## Records from a collection

* * * *

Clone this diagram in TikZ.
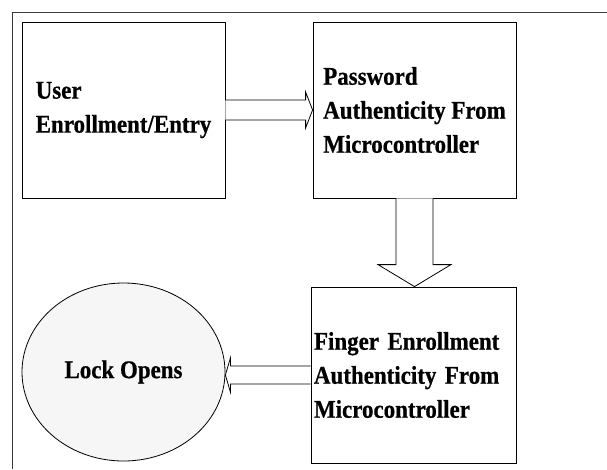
\documentclass[tikz,border=0pt]{standalone}
\usepackage{fontspec}
\setmainfont[FakeStretch=0.9, FakeBold=0.6]{Liberation Serif}
\usepackage{tikz}
\usetikzlibrary{shapes.geometric, arrows.meta, positioning, calc}
\definecolor{framecolor}{RGB}{60, 60, 60}
\definecolor{lockcolor}{RGB}{246, 246, 246}

\begin{document}
\begin{tikzpicture}[
    x=1pt, y=-1pt,
    block/.style={draw, line width=0.8pt, fill=white, minimum width=203pt, minimum height=176pt, align=left, font=\fontsize{25.5}{34}\selectfont\bfseries},
    lockshape/.style={draw, ellipse, line width=0.8pt, fill=lockcolor, minimum width=203pt, minimum height=178pt, font=\fontsize{25.5}{30}\selectfont\bfseries},
    blockarrow/.style={draw, line width=0.8pt, fill=white, line join=miter}
]
    \useasboundingbox (0,0) rectangle (607,469);

    % Outer frame
    \draw[framecolor, line width=1.3pt] (12.5,469) -- (12.5,12.5) -- (607,12.5);

    % Blocks
    \node[block] (user) at (123.5,110) {User\\Enrollment/Entry};
    \node[block] (passwd) at (414.5,110) {Password\\Authenticity From\\Microcontroller};
    \node[block, inner xsep=3pt, text width=199pt] (finger) at (413.5,375) {Finger Enrollment\\Authenticity From\\Microcontroller};
    \node[lockshape] (lock) at (123.5,372) {Lock Opens};

    % Arrow tips
    \coordinate (tipd) at (passwd.south |- finger.north);
    \coordinate (tipl) at (lock.east |- finger.west);

    % Block arrows
    \draw[blockarrow] ($(user.east)+(0,-10)$) -- ($(passwd.west)+(-7,-10)$) -- ($(passwd.west)+(-7,-18)$) -- (passwd.west)
        -- ($(passwd.west)+(-7,18)$) -- ($(passwd.west)+(-7,10)$) -- ($(user.east)+(0,10)$);
    \draw[blockarrow] ($(passwd.south)+(-18.5,0)$) -- ($(tipd)+(-18.5,-22)$) -- ($(tipd)+(-36.5,-22)$) -- (tipd)
        -- ($(tipd)+(36.5,-22)$) -- ($(tipd)+(18.5,-22)$) -- ($(passwd.south)+(18.5,0)$);
    \draw[blockarrow] ($(finger.west)+(0,-9)$) -- ($(tipl)+(5,-9)$) -- ($(tipl)+(5,-17)$) -- (tipl)
        -- ($(tipl)+(5,17)$) -- ($(tipl)+(5,9)$) -- ($(finger.west)+(0,9)$);

\end{tikzpicture}
\end{document}
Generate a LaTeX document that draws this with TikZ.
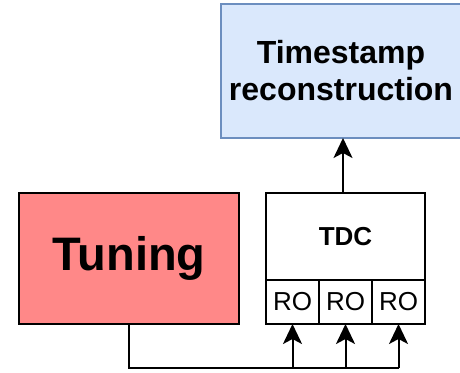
\documentclass[tikz,border=0pt]{standalone}
\usepackage{fontspec}
\setmainfont{Liberation Sans}
\usepackage{tikz}
\usetikzlibrary{arrows.meta, positioning}

\definecolor{tuningred}{HTML}{FF8888}
\definecolor{tsfill}{HTML}{DAE8FC}
\definecolor{tsdraw}{HTML}{6C8EBF}

\begin{document}
\begin{tikzpicture}[x=1pt, y=1pt, line width=2pt, every node/.style={align=center, outer sep=0pt, inner sep=0pt},
  >={Stealth[length=20pt, width=19pt, inset=5pt]}]
\useasboundingbox (0,0) rectangle (460,372);
\node (tuning)  [draw, fill=tuningred, minimum width=220pt, minimum height=131pt, font=\fontsize{47}{50}\selectfont\bfseries] at (129,113.5) {Tuning};
\node (tdc)     [draw, minimum width=159pt, minimum height=87pt, font=\fontsize{26}{28}\selectfont\bfseries, anchor=north west] at (266,179) {TDC};
\node (ro2)     [draw, minimum width=53pt, minimum height=44pt, font=\fontsize{26}{28}\selectfont, below=0pt of tdc] {RO};
\node (ro1)     [draw, minimum width=53pt, minimum height=44pt, font=\fontsize{26}{28}\selectfont, left=0pt of ro2] {RO};
\node (ro3)     [draw, minimum width=53pt, minimum height=44pt, font=\fontsize{26}{28}\selectfont, right=0pt of ro2] {RO};
\node (recon)   [draw=tsdraw, fill=tsfill, minimum width=240pt, minimum height=134pt, font=\fontsize{32}{37}\selectfont\bfseries] at (341,301) {Timestamp\\reconstruction};
\coordinate (bus) at ([yshift=-44pt]ro3.south);
\draw (tuning.south) |- (bus);
\draw[->] (ro1 |- bus) -- (ro1.south);
\draw[->] (ro2 |- bus) -- (ro2.south);
\draw[->] (bus) -- (ro3.south);
\draw[->] ([xshift=-2.5pt]tdc.north) -- ([xshift=-2.5pt]tdc.north |- recon.south);
\end{tikzpicture}
\end{document}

* * * *

Without including any pictures, print all of the material exactly as given.

Clone this diagram in TikZ.
\documentclass[tikz,border=0pt]{standalone}
\usepackage{fontspec}
\setmainfont[FakeStretch=0.9, FakeBold=0.6]{Liberation Serif}
\usepackage{tikz}
\usetikzlibrary{shapes.geometric, arrows.meta, positioning, calc}
\definecolor{framecolor}{RGB}{60, 60, 60}
\definecolor{lockcolor}{RGB}{246, 246, 246}

\begin{document}
\begin{tikzpicture}[
    x=1pt, y=-1pt,
    block/.style={draw, line width=0.8pt, fill=white, minimum width=203pt, minimum height=176pt, align=left, font=\fontsize{25.5}{34}\selectfont\bfseries},
    lockshape/.style={draw, ellipse, line width=0.8pt, fill=lockcolor, minimum width=203pt, minimum height=178pt, font=\fontsize{25.5}{30}\selectfont\bfseries},
    blockarrow/.style={draw, line width=0.8pt, fill=white, line join=miter}
]
    \useasboundingbox (0,0) rectangle (607,469);

    % Outer frame
    \draw[framecolor, line width=1.3pt] (12.5,469) -- (12.5,12.5) -- (607,12.5);

    % Blocks
    \node[block] (user) at (123.5,110) {User\\Enrollment/Entry};
    \node[block] (passwd) at (414.5,110) {Password\\Authenticity From\\Microcontroller};
    \node[block, inner xsep=3pt, text width=199pt] (finger) at (413.5,375) {Finger Enrollment\\Authenticity From\\Microcontroller};
    \node[lockshape] (lock) at (123.5,372) {Lock Opens};

    % Arrow tips
    \coordinate (tipd) at (passwd.south |- finger.north);
    \coordinate (tipl) at (lock.east |- finger.west);

    % Block arrows
    \draw[blockarrow] ($(user.east)+(0,-10)$) -- ($(passwd.west)+(-7,-10)$) -- ($(passwd.west)+(-7,-18)$) -- (passwd.west)
        -- ($(passwd.west)+(-7,18)$) -- ($(passwd.west)+(-7,10)$) -- ($(user.east)+(0,10)$);
    \draw[blockarrow] ($(passwd.south)+(-18.5,0)$) -- ($(tipd)+(-18.5,-22)$) -- ($(tipd)+(-36.5,-22)$) -- (tipd)
        -- ($(tipd)+(36.5,-22)$) -- ($(tipd)+(18.5,-22)$) -- ($(passwd.south)+(18.5,0)$);
    \draw[blockarrow] ($(finger.west)+(0,-9)$) -- ($(tipl)+(5,-9)$) -- ($(tipl)+(5,-17)$) -- (tipl)
        -- ($(tipl)+(5,17)$) -- ($(tipl)+(5,9)$) -- ($(finger.west)+(0,9)$);

\end{tikzpicture}
\end{document}
Generate a LaTeX document that draws this with TikZ.
\documentclass[tikz,border=0pt]{standalone}
\usepackage{fontspec}
\setmainfont{Liberation Sans}
\usepackage{tikz}
\usetikzlibrary{arrows.meta, positioning}

\definecolor{tuningred}{HTML}{FF8888}
\definecolor{tsfill}{HTML}{DAE8FC}
\definecolor{tsdraw}{HTML}{6C8EBF}

\begin{document}
\begin{tikzpicture}[x=1pt, y=1pt, line width=2pt, every node/.style={align=center, outer sep=0pt, inner sep=0pt},
  >={Stealth[length=20pt, width=19pt, inset=5pt]}]
\useasboundingbox (0,0) rectangle (460,372);
\node (tuning)  [draw, fill=tuningred, minimum width=220pt, minimum height=131pt, font=\fontsize{47}{50}\selectfont\bfseries] at (129,113.5) {Tuning};
\node (tdc)     [draw, minimum width=159pt, minimum height=87pt, font=\fontsize{26}{28}\selectfont\bfseries, anchor=north west] at (266,179) {TDC};
\node (ro2)     [draw, minimum width=53pt, minimum height=44pt, font=\fontsize{26}{28}\selectfont, below=0pt of tdc] {RO};
\node (ro1)     [draw, minimum width=53pt, minimum height=44pt, font=\fontsize{26}{28}\selectfont, left=0pt of ro2] {RO};
\node (ro3)     [draw, minimum width=53pt, minimum height=44pt, font=\fontsize{26}{28}\selectfont, right=0pt of ro2] {RO};
\node (recon)   [draw=tsdraw, fill=tsfill, minimum width=240pt, minimum height=134pt, font=\fontsize{32}{37}\selectfont\bfseries] at (341,301) {Timestamp\\reconstruction};
\coordinate (bus) at ([yshift=-44pt]ro3.south);
\draw (tuning.south) |- (bus);
\draw[->] (ro1 |- bus) -- (ro1.south);
\draw[->] (ro2 |- bus) -- (ro2.south);
\draw[->] (bus) -- (ro3.south);
\draw[->] ([xshift=-2.5pt]tdc.north) -- ([xshift=-2.5pt]tdc.north |- recon.south);
\end{tikzpicture}
\end{document}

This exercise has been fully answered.